§ **TASK DESCRIPTION**
Leave out the pictures and copy everything else below exactly.

§ **SOURCE DATA**
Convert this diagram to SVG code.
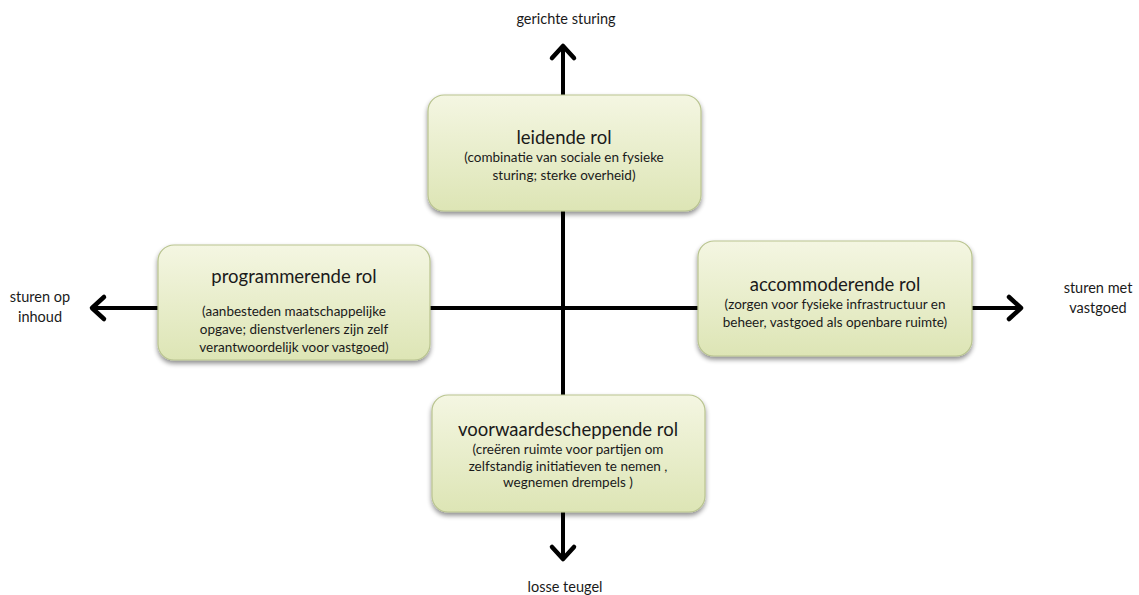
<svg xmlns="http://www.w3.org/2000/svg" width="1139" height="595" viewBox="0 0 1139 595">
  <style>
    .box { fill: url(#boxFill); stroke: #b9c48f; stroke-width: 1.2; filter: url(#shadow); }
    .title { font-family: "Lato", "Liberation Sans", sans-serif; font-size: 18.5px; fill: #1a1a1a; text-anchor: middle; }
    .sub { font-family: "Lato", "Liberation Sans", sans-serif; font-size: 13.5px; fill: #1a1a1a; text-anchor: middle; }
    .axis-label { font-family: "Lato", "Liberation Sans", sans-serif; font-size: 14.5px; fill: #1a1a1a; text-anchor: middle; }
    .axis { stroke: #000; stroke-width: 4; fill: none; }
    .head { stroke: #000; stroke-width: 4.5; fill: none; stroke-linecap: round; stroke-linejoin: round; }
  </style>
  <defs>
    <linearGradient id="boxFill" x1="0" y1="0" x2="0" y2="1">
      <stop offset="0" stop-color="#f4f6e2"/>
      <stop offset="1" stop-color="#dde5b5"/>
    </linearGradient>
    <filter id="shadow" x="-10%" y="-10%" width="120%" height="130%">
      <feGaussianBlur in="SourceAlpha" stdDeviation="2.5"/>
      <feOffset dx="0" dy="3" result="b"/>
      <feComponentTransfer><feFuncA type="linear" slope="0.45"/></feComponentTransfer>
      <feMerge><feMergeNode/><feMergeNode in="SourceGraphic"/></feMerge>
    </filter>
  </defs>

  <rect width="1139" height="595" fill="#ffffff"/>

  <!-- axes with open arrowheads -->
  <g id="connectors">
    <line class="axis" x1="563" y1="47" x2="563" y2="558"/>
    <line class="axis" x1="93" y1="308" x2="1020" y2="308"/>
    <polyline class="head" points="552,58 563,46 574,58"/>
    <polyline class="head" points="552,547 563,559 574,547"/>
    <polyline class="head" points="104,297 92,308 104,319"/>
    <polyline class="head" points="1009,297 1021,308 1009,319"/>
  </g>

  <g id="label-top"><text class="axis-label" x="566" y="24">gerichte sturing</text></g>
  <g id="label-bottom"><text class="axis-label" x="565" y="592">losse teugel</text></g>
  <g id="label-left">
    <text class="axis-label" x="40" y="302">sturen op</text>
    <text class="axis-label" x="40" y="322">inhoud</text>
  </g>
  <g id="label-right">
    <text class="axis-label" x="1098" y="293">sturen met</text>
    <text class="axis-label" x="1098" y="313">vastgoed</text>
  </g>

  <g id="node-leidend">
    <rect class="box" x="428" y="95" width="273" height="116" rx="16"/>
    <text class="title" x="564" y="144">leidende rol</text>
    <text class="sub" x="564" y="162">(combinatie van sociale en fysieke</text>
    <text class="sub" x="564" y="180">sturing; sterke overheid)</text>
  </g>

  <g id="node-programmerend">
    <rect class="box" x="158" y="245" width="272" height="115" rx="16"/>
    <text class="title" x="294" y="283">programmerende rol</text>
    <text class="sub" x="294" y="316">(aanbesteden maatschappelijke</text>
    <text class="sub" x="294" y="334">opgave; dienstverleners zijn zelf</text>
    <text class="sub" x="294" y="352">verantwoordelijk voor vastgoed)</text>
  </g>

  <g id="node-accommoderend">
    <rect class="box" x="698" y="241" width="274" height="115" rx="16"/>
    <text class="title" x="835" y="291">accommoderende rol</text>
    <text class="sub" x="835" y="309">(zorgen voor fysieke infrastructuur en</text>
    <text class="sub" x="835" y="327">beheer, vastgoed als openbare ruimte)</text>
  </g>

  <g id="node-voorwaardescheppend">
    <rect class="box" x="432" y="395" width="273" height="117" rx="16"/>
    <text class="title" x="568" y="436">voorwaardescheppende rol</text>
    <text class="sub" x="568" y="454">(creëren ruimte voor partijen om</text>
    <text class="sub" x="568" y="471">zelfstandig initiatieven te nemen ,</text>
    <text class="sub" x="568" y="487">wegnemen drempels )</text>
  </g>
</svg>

§ **WRITTEN ANSWER**
Convert this diagram to SVG code.
<svg xmlns="http://www.w3.org/2000/svg" width="1139" height="595" viewBox="0 0 1139 595">
  <style>
    .box { fill: url(#boxFill); stroke: #b9c48f; stroke-width: 1.2; filter: url(#shadow); }
    .title { font-family: "Lato", "Liberation Sans", sans-serif; font-size: 18.5px; fill: #1a1a1a; text-anchor: middle; }
    .sub { font-family: "Lato", "Liberation Sans", sans-serif; font-size: 13.5px; fill: #1a1a1a; text-anchor: middle; }
    .axis-label { font-family: "Lato", "Liberation Sans", sans-serif; font-size: 14.5px; fill: #1a1a1a; text-anchor: middle; }
    .axis { stroke: #000; stroke-width: 4; fill: none; }
    .head { stroke: #000; stroke-width: 4.5; fill: none; stroke-linecap: round; stroke-linejoin: round; }
  </style>
  <defs>
    <linearGradient id="boxFill" x1="0" y1="0" x2="0" y2="1">
      <stop offset="0" stop-color="#f4f6e2"/>
      <stop offset="1" stop-color="#dde5b5"/>
    </linearGradient>
    <filter id="shadow" x="-10%" y="-10%" width="120%" height="130%">
      <feGaussianBlur in="SourceAlpha" stdDeviation="2.5"/>
      <feOffset dx="0" dy="3" result="b"/>
      <feComponentTransfer><feFuncA type="linear" slope="0.45"/></feComponentTransfer>
      <feMerge><feMergeNode/><feMergeNode in="SourceGraphic"/></feMerge>
    </filter>
  </defs>

  <rect width="1139" height="595" fill="#ffffff"/>

  <!-- axes with open arrowheads -->
  <g id="connectors">
    <line class="axis" x1="563" y1="47" x2="563" y2="558"/>
    <line class="axis" x1="93" y1="308" x2="1020" y2="308"/>
    <polyline class="head" points="552,58 563,46 574,58"/>
    <polyline class="head" points="552,547 563,559 574,547"/>
    <polyline class="head" points="104,297 92,308 104,319"/>
    <polyline class="head" points="1009,297 1021,308 1009,319"/>
  </g>

  <g id="label-top"><text class="axis-label" x="566" y="24">gerichte sturing</text></g>
  <g id="label-bottom"><text class="axis-label" x="565" y="592">losse teugel</text></g>
  <g id="label-left">
    <text class="axis-label" x="40" y="302">sturen op</text>
    <text class="axis-label" x="40" y="322">inhoud</text>
  </g>
  <g id="label-right">
    <text class="axis-label" x="1098" y="293">sturen met</text>
    <text class="axis-label" x="1098" y="313">vastgoed</text>
  </g>

  <g id="node-leidend">
    <rect class="box" x="428" y="95" width="273" height="116" rx="16"/>
    <text class="title" x="564" y="144">leidende rol</text>
    <text class="sub" x="564" y="162">(combinatie van sociale en fysieke</text>
    <text class="sub" x="564" y="180">sturing; sterke overheid)</text>
  </g>

  <g id="node-programmerend">
    <rect class="box" x="158" y="245" width="272" height="115" rx="16"/>
    <text class="title" x="294" y="283">programmerende rol</text>
    <text class="sub" x="294" y="316">(aanbesteden maatschappelijke</text>
    <text class="sub" x="294" y="334">opgave; dienstverleners zijn zelf</text>
    <text class="sub" x="294" y="352">verantwoordelijk voor vastgoed)</text>
  </g>

  <g id="node-accommoderend">
    <rect class="box" x="698" y="241" width="274" height="115" rx="16"/>
    <text class="title" x="835" y="291">accommoderende rol</text>
    <text class="sub" x="835" y="309">(zorgen voor fysieke infrastructuur en</text>
    <text class="sub" x="835" y="327">beheer, vastgoed als openbare ruimte)</text>
  </g>

  <g id="node-voorwaardescheppend">
    <rect class="box" x="432" y="395" width="273" height="117" rx="16"/>
    <text class="title" x="568" y="436">voorwaardescheppende rol</text>
    <text class="sub" x="568" y="454">(creëren ruimte voor partijen om</text>
    <text class="sub" x="568" y="471">zelfstandig initiatieven te nemen ,</text>
    <text class="sub" x="568" y="487">wegnemen drempels )</text>
  </g>
</svg>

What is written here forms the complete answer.